## Start Collected material

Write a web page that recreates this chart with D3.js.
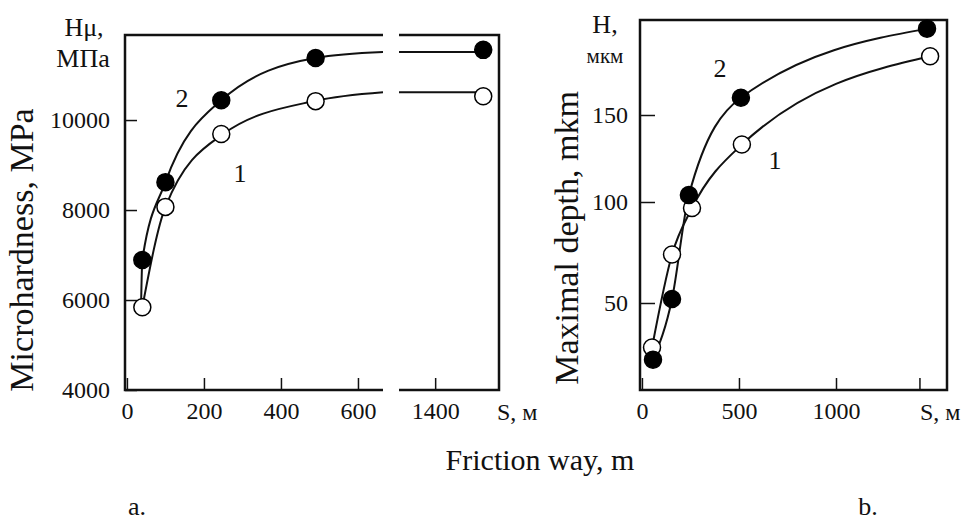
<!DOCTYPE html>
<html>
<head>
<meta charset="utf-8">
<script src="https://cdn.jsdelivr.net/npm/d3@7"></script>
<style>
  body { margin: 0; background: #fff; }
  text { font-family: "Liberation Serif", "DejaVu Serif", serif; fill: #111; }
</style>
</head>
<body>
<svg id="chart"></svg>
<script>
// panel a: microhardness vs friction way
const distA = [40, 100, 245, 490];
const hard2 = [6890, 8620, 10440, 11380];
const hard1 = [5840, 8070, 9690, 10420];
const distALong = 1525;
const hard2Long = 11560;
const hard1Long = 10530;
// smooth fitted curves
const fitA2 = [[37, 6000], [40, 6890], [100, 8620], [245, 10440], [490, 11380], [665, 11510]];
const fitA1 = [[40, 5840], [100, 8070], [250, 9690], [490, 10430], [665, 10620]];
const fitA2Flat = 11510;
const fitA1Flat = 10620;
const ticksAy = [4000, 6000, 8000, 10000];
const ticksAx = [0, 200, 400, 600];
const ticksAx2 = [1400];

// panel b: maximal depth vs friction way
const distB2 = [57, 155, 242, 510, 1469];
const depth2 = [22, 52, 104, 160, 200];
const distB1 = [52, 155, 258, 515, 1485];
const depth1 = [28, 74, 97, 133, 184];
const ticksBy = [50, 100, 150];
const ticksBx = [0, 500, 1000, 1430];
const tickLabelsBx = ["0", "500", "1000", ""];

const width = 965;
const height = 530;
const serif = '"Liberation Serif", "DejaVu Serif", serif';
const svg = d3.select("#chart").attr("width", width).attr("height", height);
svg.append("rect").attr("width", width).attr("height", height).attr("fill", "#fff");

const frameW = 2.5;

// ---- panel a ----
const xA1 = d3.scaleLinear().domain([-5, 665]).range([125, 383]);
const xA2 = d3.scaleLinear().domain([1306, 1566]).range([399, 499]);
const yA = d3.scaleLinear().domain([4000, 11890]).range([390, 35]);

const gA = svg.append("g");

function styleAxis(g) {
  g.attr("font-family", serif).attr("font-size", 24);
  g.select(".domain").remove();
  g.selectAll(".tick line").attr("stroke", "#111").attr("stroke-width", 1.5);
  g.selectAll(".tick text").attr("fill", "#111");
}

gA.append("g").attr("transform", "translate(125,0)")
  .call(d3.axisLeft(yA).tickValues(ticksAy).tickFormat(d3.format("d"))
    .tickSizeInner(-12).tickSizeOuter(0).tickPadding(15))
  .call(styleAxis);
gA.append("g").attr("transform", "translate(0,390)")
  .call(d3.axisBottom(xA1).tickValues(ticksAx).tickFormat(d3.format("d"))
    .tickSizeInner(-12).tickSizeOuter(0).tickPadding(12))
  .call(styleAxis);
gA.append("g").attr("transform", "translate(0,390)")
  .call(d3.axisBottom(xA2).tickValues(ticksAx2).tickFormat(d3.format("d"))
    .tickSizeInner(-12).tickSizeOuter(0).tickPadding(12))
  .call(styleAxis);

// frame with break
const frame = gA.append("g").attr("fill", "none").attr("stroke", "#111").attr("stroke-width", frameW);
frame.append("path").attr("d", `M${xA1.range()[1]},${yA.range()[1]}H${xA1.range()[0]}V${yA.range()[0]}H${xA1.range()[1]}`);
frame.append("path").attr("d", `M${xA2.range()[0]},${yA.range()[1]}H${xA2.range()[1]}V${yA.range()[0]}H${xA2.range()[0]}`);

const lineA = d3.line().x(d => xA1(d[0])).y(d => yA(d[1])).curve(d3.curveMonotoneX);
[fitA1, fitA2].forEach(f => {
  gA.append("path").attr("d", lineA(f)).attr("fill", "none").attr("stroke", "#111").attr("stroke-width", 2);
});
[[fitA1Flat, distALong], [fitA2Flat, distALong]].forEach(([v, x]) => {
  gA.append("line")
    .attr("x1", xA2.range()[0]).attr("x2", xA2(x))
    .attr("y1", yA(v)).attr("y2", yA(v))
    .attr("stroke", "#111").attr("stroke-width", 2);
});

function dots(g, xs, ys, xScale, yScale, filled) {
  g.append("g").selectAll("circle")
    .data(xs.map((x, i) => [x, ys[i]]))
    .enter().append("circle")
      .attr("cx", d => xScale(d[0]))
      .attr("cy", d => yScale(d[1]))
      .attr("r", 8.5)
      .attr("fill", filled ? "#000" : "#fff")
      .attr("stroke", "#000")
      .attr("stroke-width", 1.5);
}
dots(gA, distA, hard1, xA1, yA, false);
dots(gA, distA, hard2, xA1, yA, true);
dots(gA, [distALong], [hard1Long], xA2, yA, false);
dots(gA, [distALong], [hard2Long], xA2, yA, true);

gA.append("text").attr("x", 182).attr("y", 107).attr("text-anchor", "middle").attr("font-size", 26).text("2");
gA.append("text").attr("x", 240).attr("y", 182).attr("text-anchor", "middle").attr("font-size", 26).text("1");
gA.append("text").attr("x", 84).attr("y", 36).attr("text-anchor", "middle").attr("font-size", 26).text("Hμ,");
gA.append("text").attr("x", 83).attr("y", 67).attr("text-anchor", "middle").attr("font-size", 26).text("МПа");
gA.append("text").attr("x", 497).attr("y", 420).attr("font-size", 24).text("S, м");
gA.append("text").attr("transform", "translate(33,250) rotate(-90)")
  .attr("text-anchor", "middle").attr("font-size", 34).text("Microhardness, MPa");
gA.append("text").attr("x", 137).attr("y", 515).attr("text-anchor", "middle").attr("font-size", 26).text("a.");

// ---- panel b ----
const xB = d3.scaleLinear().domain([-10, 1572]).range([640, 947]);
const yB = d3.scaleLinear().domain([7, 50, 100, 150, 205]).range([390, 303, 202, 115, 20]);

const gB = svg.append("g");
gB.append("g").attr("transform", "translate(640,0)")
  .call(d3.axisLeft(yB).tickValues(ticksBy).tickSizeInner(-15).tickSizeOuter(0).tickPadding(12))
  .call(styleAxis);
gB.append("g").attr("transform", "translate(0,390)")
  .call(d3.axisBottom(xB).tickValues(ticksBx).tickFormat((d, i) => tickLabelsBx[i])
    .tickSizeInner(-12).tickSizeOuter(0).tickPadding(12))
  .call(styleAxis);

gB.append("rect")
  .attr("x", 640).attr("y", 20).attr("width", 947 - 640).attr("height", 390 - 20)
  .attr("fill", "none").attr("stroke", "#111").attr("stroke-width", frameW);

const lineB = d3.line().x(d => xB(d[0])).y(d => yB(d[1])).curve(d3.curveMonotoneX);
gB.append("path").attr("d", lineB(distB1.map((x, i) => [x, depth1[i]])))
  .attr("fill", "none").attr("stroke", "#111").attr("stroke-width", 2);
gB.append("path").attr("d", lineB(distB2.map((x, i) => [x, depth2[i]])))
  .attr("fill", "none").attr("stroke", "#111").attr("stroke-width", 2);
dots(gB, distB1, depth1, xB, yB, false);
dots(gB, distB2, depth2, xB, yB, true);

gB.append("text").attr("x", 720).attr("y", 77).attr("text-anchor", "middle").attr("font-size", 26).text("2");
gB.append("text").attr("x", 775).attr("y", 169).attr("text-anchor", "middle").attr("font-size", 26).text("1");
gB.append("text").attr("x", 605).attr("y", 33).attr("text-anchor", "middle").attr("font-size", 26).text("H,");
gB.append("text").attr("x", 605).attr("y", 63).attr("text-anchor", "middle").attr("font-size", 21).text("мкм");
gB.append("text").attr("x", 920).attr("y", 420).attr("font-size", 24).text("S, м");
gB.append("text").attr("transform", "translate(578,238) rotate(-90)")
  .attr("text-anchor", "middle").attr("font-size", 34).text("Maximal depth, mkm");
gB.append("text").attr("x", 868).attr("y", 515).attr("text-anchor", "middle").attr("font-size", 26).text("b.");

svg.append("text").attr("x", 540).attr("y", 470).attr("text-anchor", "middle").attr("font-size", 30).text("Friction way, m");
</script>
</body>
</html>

## End Collected material

• _Task description_: Out of the material above, gather each line where "with" appears.

• _Answer for the task_:
Write a web page that recreates this chart with D3.js.
// frame with break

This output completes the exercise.